Paul Tillich

Un extrait de Les fondations sont ébranlées

"Celui qui attend, dans le sens le plus élevé, n’est pas loin de ce qu’il attend.
Celui qui attend avec un sérieux absolu est déjà saisi par ce qu’il attend.
Celui qui attend dans la patience a déjà reçu la puissance de ce qu’il attend.
Celui qui attend passionnément est déjà puissance d’action, et même la plus grande puissance de transformation possible dans sa vie intérieure et extérieure.
La réponse divine à cet effort est le vide absolu. L’attente n’est pas le désespoir. Attendre c’est accepter de n’avoir point, au nom de ce que nous avons déjà.
Notre temps est un temps d’attente ; l’attente est son destin particulier. Tout temps d’ailleurs est un temps d’attente, il attend l’irruption de l’éternité. Le temps court toujours en avant. Le temps, dans l’histoire comme dans la vie personnelle, est toujours attente. Le temps est attente en soi, attente non pas d’un autre temps, mais de ce qui est éternel."
(Les fondations sont ébranlées, Morel, 1967, p. 206)

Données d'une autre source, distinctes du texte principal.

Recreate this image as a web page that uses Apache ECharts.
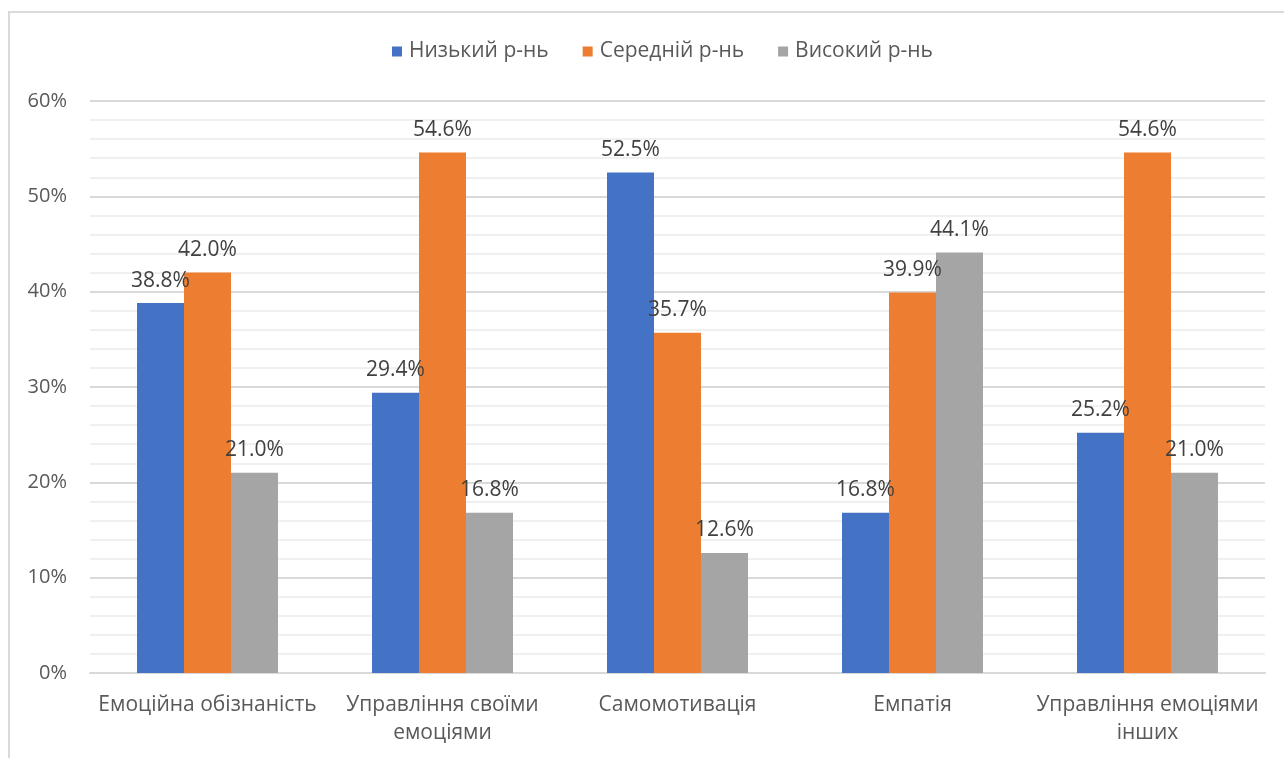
<!DOCTYPE html>
<html>
<head>
<meta charset="utf-8">
<script src="https://cdn.jsdelivr.net/npm/echarts@6/dist/echarts.min.js"></script>
<style>
  html, body { margin: 0; padding: 0; background: #ffffff; }
  #chart { width: 1284px; height: 758px; }
</style>
</head>
<body>
<div id="chart"></div>
<script>
// Рівні емоційного інтелекту за шкалами
const categories = [
  'Емоційна обізнаність',
  'Управління своїми\nемоціями',
  'Самомотивація',
  'Емпатія',
  'Управління емоціями\nінших'
];
const seriesNames = ['Низький р-нь', 'Середній р-нь', 'Високий р-нь'];
const lowLevel = [38.8, 29.4, 52.5, 16.8, 25.2];
const midLevel = [42.0, 54.6, 35.7, 39.9, 54.6];
const highLevel = [21.0, 16.8, 12.6, 44.1, 21.0];
const yTicks = [0, 10, 20, 30, 40, 50, 60];

const colors = ['#4472c4', '#ed7d31', '#a5a5a5'];
const FONT = 'Open Sans';

function barSeries(name, values, color) {
  return {
    name: name,
    type: 'bar',
    data: values,
    barGap: '0%',
    barCategoryGap: '40%',
    itemStyle: { color: color },
    label: {
      show: true,
      position: 'top',
      distance: 12,
      color: '#404040',
      fontFamily: FONT,
      fontSize: 21,
      formatter: p => p.value.toFixed(1) + '%'
    }
  };
}

const chart = echarts.init(document.getElementById('chart'));
chart.setOption({
  backgroundColor: '#ffffff',
  animation: false,
  color: colors,
  graphic: [{
    type: 'rect',
    silent: true,
    shape: { x: 9, y: 12, width: 1400, height: 900 },
    style: { fill: 'none', stroke: '#d9d9d9', lineWidth: 2 }
  }],
  legend: {
    top: 36,
    left: 387,
    itemWidth: 10,
    itemHeight: 10,
    itemGap: 34,
    icon: 'rect',
    data: seriesNames,
    textStyle: { color: '#595959', fontFamily: FONT, fontSize: 21, padding: [0, 0, 0, 2] }
  },
  grid: { left: 90, right: 19, top: 101, bottom: 85, containLabel: false },
  xAxis: {
    type: 'category',
    data: categories,
    axisLine: { show: true, lineStyle: { color: '#d9d9d9', width: 2 } },
    axisTick: { show: false },
    axisLabel: {
      color: '#595959',
      fontFamily: FONT,
      fontSize: 21,
      margin: 18,
      lineHeight: 28,
      interval: 0,
      align: 'center'
    }
  },
  yAxis: {
    type: 'value',
    min: yTicks[0],
    max: yTicks[yTicks.length - 1],
    interval: 10,
    axisLine: { show: false },
    axisTick: { show: false },
    axisLabel: {
      color: '#595959',
      fontFamily: FONT,
      fontSize: 20,
      margin: 23,
      formatter: v => v + '%'
    },
    splitLine: { show: true, lineStyle: { color: '#d9d9d9', width: 2 } },
    minorTick: { show: false, splitNumber: 5 },
    minorSplitLine: { show: true, lineStyle: { color: '#f0f0f0', width: 2 } }
  },
  series: [
    barSeries(seriesNames[0], lowLevel, colors[0]),
    barSeries(seriesNames[1], midLevel, colors[1]),
    barSeries(seriesNames[2], highLevel, colors[2])
  ]
});
</script>
</body>
</html>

L'Avent : temps de l'attente. Temps de l'attente de Celui qui doit venir, temps de l'attente de Celui qui ne cesse de venir, de Celui qui vient en nous pour transformer le monde, pour faire éclore un monde nouveau, le monde de l'homme nouveau.

Si nous savions vraiment ce que Jésus dit quand il affirme de l'Esprit de Vérité : "vous, vous le connaissez, parce qu'il demeure auprès de vous, et qu'il est en vous." ou encore : "Si quelqu'un m'aime, il restera fidèle à ma parole ; mon Père l'aimera, nous viendrons chez lui, nous irons demeurer auprès de lui." (dans ce chapitre 14 de l'Evangile de Jean qu'il convient toujours de relire et méditer), pourrions-nous encore ignorer que l'éternité est déjà là, que même lorsque nous souffrons d'attente, nous sommes déjà proches de ce que nous attendons, et que notre monde est déjà engagé dans sa transformation - et ceci à travers chacun d'entre nous ?

Transformé par Dieu qui change les coeurs de pierre en coeurs de chair ; même quand nous nous croyons inchangés, nous sommes de l'intérieur transformés ; ainsi nous sommes déjà touchés par ce qui nous semble encore loin, trop loin. Agis par Dieu, nous agissons, aimés par Dieu, nous aimons. L'éternité immense et infinie prend la place du temps qui dure. L'éternité, elle, ne dure pas car elle est. Tandis que le temps n'en finit pas de rejoindre sa fin, l'éternité commence toujours ("De commencements en commencements, vers des commencements qui n'ont pas de fin", Grégoire de Nysse), dans la splendeur et la surprise émerveillée d'un monde nouveau.